REQUIREMENTS
All of the material below is to be restated word for word, apart from the pictures.

== DATASET EXTRACT

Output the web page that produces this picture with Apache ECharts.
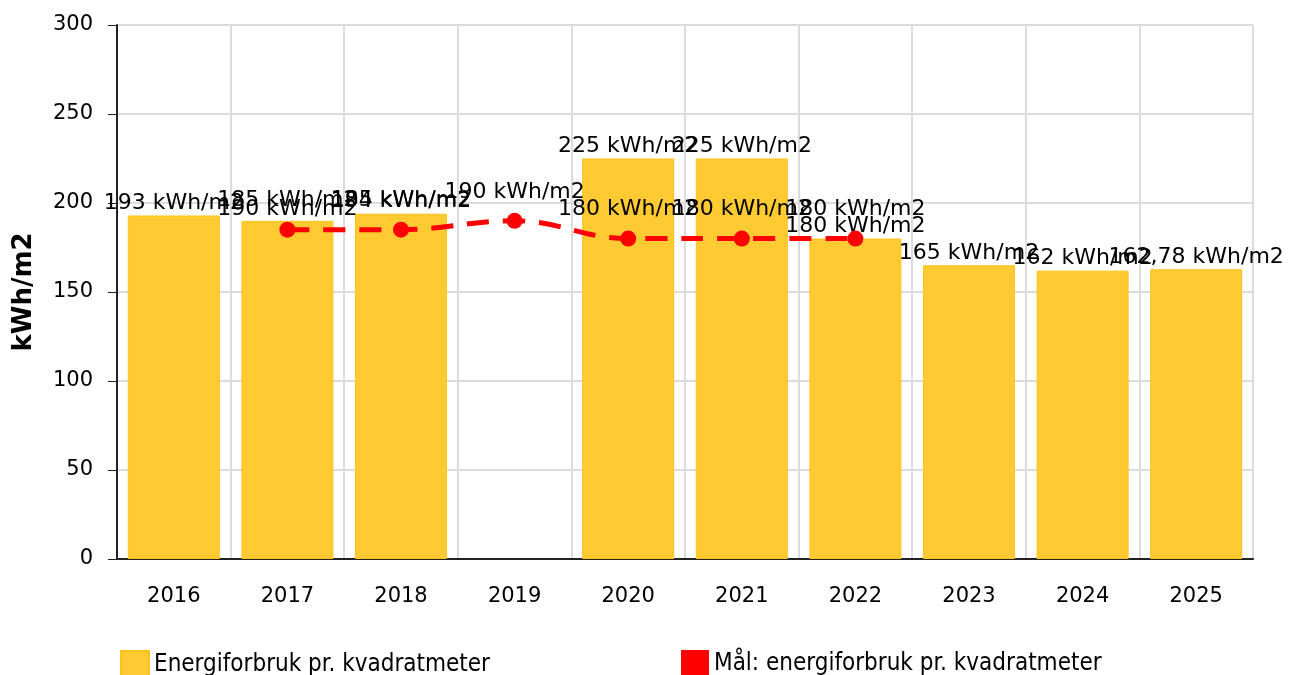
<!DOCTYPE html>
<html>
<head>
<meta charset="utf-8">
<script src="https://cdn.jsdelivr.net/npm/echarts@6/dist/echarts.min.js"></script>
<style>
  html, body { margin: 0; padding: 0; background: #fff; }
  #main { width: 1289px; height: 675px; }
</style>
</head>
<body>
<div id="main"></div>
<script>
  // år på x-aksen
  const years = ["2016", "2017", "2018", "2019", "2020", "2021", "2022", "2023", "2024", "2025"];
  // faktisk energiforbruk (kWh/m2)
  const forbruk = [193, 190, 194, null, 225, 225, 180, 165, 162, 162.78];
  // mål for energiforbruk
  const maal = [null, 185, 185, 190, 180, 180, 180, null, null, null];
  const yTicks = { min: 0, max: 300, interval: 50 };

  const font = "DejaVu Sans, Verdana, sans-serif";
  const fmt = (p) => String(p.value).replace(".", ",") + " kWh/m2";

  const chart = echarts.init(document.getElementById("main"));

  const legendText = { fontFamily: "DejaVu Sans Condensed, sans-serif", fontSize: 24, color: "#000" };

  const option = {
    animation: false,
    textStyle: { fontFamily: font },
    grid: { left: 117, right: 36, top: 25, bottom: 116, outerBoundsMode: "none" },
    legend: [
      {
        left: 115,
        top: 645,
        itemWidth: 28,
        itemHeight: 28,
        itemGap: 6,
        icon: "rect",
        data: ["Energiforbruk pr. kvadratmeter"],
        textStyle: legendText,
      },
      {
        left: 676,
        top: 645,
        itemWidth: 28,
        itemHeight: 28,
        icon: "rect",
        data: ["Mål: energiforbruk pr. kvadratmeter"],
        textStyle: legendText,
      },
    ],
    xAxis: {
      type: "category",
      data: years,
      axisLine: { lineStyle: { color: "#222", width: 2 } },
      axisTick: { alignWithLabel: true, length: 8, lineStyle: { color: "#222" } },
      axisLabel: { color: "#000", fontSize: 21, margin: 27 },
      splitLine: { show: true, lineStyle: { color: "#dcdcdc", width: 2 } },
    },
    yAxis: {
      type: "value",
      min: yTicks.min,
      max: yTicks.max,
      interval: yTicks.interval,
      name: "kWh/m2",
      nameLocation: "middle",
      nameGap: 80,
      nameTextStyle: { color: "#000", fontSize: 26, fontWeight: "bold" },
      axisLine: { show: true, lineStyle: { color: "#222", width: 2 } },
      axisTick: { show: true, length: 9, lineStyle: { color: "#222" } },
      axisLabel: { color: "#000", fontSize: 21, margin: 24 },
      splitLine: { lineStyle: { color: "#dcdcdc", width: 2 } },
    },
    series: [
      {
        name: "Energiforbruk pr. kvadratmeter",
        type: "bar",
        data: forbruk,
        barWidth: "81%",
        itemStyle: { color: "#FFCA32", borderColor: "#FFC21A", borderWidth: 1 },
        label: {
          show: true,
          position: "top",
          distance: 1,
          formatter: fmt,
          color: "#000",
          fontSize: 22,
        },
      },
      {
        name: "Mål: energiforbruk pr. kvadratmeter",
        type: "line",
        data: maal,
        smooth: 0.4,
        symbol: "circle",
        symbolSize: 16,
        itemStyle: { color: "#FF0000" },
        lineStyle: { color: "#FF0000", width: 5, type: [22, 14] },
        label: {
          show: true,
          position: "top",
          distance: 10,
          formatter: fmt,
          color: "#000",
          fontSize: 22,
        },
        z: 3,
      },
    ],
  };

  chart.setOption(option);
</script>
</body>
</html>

====

RESULT OF THIS TASK
Output the web page that produces this picture with Apache ECharts.
<!DOCTYPE html>
<html>
<head>
<meta charset="utf-8">
<script src="https://cdn.jsdelivr.net/npm/echarts@6/dist/echarts.min.js"></script>
<style>
  html, body { margin: 0; padding: 0; background: #fff; }
  #main { width: 1289px; height: 675px; }
</style>
</head>
<body>
<div id="main"></div>
<script>
  // år på x-aksen
  const years = ["2016", "2017", "2018", "2019", "2020", "2021", "2022", "2023", "2024", "2025"];
  // faktisk energiforbruk (kWh/m2)
  const forbruk = [193, 190, 194, null, 225, 225, 180, 165, 162, 162.78];
  // mål for energiforbruk
  const maal = [null, 185, 185, 190, 180, 180, 180, null, null, null];
  const yTicks = { min: 0, max: 300, interval: 50 };

  const font = "DejaVu Sans, Verdana, sans-serif";
  const fmt = (p) => String(p.value).replace(".", ",") + " kWh/m2";

  const chart = echarts.init(document.getElementById("main"));

  const legendText = { fontFamily: "DejaVu Sans Condensed, sans-serif", fontSize: 24, color: "#000" };

  const option = {
    animation: false,
    textStyle: { fontFamily: font },
    grid: { left: 117, right: 36, top: 25, bottom: 116, outerBoundsMode: "none" },
    legend: [
      {
        left: 115,
        top: 645,
        itemWidth: 28,
        itemHeight: 28,
        itemGap: 6,
        icon: "rect",
        data: ["Energiforbruk pr. kvadratmeter"],
        textStyle: legendText,
      },
      {
        left: 676,
        top: 645,
        itemWidth: 28,
        itemHeight: 28,
        icon: "rect",
        data: ["Mål: energiforbruk pr. kvadratmeter"],
        textStyle: legendText,
      },
    ],
    xAxis: {
      type: "category",
      data: years,
      axisLine: { lineStyle: { color: "#222", width: 2 } },
      axisTick: { alignWithLabel: true, length: 8, lineStyle: { color: "#222" } },
      axisLabel: { color: "#000", fontSize: 21, margin: 27 },
      splitLine: { show: true, lineStyle: { color: "#dcdcdc", width: 2 } },
    },
    yAxis: {
      type: "value",
      min: yTicks.min,
      max: yTicks.max,
      interval: yTicks.interval,
      name: "kWh/m2",
      nameLocation: "middle",
      nameGap: 80,
      nameTextStyle: { color: "#000", fontSize: 26, fontWeight: "bold" },
      axisLine: { show: true, lineStyle: { color: "#222", width: 2 } },
      axisTick: { show: true, length: 9, lineStyle: { color: "#222" } },
      axisLabel: { color: "#000", fontSize: 21, margin: 24 },
      splitLine: { lineStyle: { color: "#dcdcdc", width: 2 } },
    },
    series: [
      {
        name: "Energiforbruk pr. kvadratmeter",
        type: "bar",
        data: forbruk,
        barWidth: "81%",
        itemStyle: { color: "#FFCA32", borderColor: "#FFC21A", borderWidth: 1 },
        label: {
          show: true,
          position: "top",
          distance: 1,
          formatter: fmt,
          color: "#000",
          fontSize: 22,
        },
      },
      {
        name: "Mål: energiforbruk pr. kvadratmeter",
        type: "line",
        data: maal,
        smooth: 0.4,
        symbol: "circle",
        symbolSize: 16,
        itemStyle: { color: "#FF0000" },
        lineStyle: { color: "#FF0000", width: 5, type: [22, 14] },
        label: {
          show: true,
          position: "top",
          distance: 10,
          formatter: fmt,
          color: "#000",
          fontSize: 22,
        },
        z: 3,
      },
    ],
  };

  chart.setOption(option);
</script>
</body>
</html>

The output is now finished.